The major key to Japan's economic miracle, beginning in the 1950's can be found in the same basic organizational structure which was seen among economically successful tribes in the Harvard Project on American Indian Economic Development and is characterized by a formal delegation of regulatory power from the ruling political body to an administrative, politically impartial bureaucracy.
Japanese Government/Ministry of International Trade and Industry
Similarities between the Japanese Experience and Indian Country Today
With respect to sovereignty issues and the independent capacity to generate tribal or "national" wealth, many Indian nations face the same kinds of obstacles, which Japan faced after World War II. In both cases, military defeat preceded the bureaucratic reorganization of institutions. However, in the Japanese case, bureaucrats were left almost entirely unfettered and attempts to impose a non-Japanese developmental framework proved both fragile and temporary. When the old triangular structure of the Emperor, the military and the great family owned corporations, or "Zaibatsu" were broken up, Japan's bureaucrats were freed to operate literally without restraint. Because they could act on a basis consistent with their own culture and national goals, they were able to achieve a tremendously leveraged power of industrial production.
On Indian reservations, the historical situation, which characterizes the rules and range of behaviors and strategies for building and keeping wealth, are almost the opposite of what we have seen in the case of Japan. This is not because the two cultures are radically different. In fact, the Harvard Project on Indian Economic Development commented explicitly on Native American communitarian values. The cultural and emotional similarity between community values in Japan and in Indian Country is often remarkable. The absolutely stultifying difference for Native Americans has been that not only has policy come from outside the reservation, and outside native culture, but that institutions, which are so central to the creation of wealth have been imposed by a Federal bureaucracy which essentially holds deep rooted values and run entirely contrary to the values of Native American communities.
A critical component of the entire range of programs and projects offered by Rose Community Development is to get institutional structure (and following Harvard, this means accountable institutions) back into conformity with Native American values.
The Developmental State: State guidance, private ownership/control
There are a number of interesting references in the literature, which highlight the similarities between today's Indian Nations and Japan of the late 1940's. Chalmers Johnson notes a number of these similarities in his landmark work, "MITI and the Japanese Economic Miracle" among the many important points which he makes are the following:
(a)For one thing, it was the history of poverty and war in Japan that established and legitimized Japan's priorities among the people in the first place.
(b)The priorities of the Japanese state derive first and foremost from an assessment of Japan's situational imperatives, and are in this sense a product not of culture or social organization or insularity but of rationality.
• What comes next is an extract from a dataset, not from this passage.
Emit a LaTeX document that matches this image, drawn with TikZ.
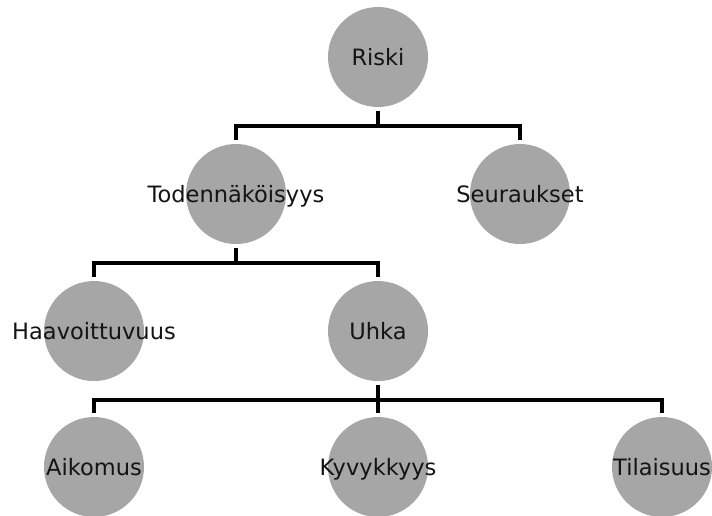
\documentclass[tikz,border=0pt]{standalone}
\usepackage{fontspec}
\setmainfont{DejaVu Sans}

\definecolor{pallo}{HTML}{A6A6A6}
% label text may stick out of the circle without growing it
\newcommand{\nimi}[1]{\makebox[0pt]{#1}}

\begin{document}
\begin{tikzpicture}[x=0.75pt, y=-0.75pt,
        solmu/.style={circle, fill=pallo, minimum size=75pt, inner sep=0pt,
            font=\fontsize{16.9}{20}\selectfont, text=black!92,
            text height=12.4pt, text depth=0pt},
        haara/.style={black, line width=2.4pt, shorten <=3pt, shorten >=2.5pt}]
            \useasboundingbox (0,0) rectangle (712,515);

            \node[solmu] (riski)  at (378,57)  {\nimi{Riski}};
            \node[solmu] (todnak) at (236,194) {\nimi{Todennäköisyys}};
            \node[solmu] (seur)   at (520,194) {\nimi{Seuraukset}};
            \node[solmu] (haav)   at (94,331)  {\nimi{Haavoittuvuus}};
            \node[solmu] (uhka)   at (378,331) {\nimi{Uhka}};
            \node[solmu] (aik)    at (94,467)  {\nimi{Aikomus}};
            \node[solmu] (kyvy)   at (378,467) {\nimi{Kyvykkyys}};
            \node[solmu] (tila)   at (662,467) {\nimi{Tilaisuus}};

            \coordinate (b1) at (378,126);
            \coordinate (b2) at (236,263);
            \coordinate (b3) at (378,400);

            \draw[haara, shorten >=0pt] (riski.south) -- (b1);
            \draw[haara] (todnak.north) |- (b1) -| (seur.north);

            \draw[haara, shorten >=0pt] (todnak.south) -- (b2);
            \draw[haara] (haav.north) |- (b2) -| (uhka.north);

            \draw[haara] (uhka.south) -- (kyvy.north);
            \draw[haara] (aik.north) |- (b3) -| (tila.north);
        \end{tikzpicture}
\end{document}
These situational imperatives include late development, a lack of natural resources, a large population, the need to trade, and the constraints of the international balance of payments, but the situation nationalism of its people during the 1950's and 1960's is something another people would have to develop, not borrow.
(c)Nurturing the economy has been a major priority of the Japanese state because any other course of action implied dependency, poverty and the possible breakdown of the social system.
(d)The effectiveness of the Japanese state in the economic realm is to be explained in the first instance by its priorities. For more than fifty years the Japanese state has given its first priority to economic development "The third form of the government-business relationship, that of public-private cooperation, is by far the most important."…. The chief advantage of this form is that it leaves ownership and management in private hands, thereby achieving higher levels of competition than under state control, which affords the state much greater degrees of social goal- setting and influence over private decisions than under self-control…. it is hard to achieve." …This form…is not peculiarly or uniquely Japanese; the Japanese have merely worked harder at perfecting it and have employed it in more sectors than other capitalist nations.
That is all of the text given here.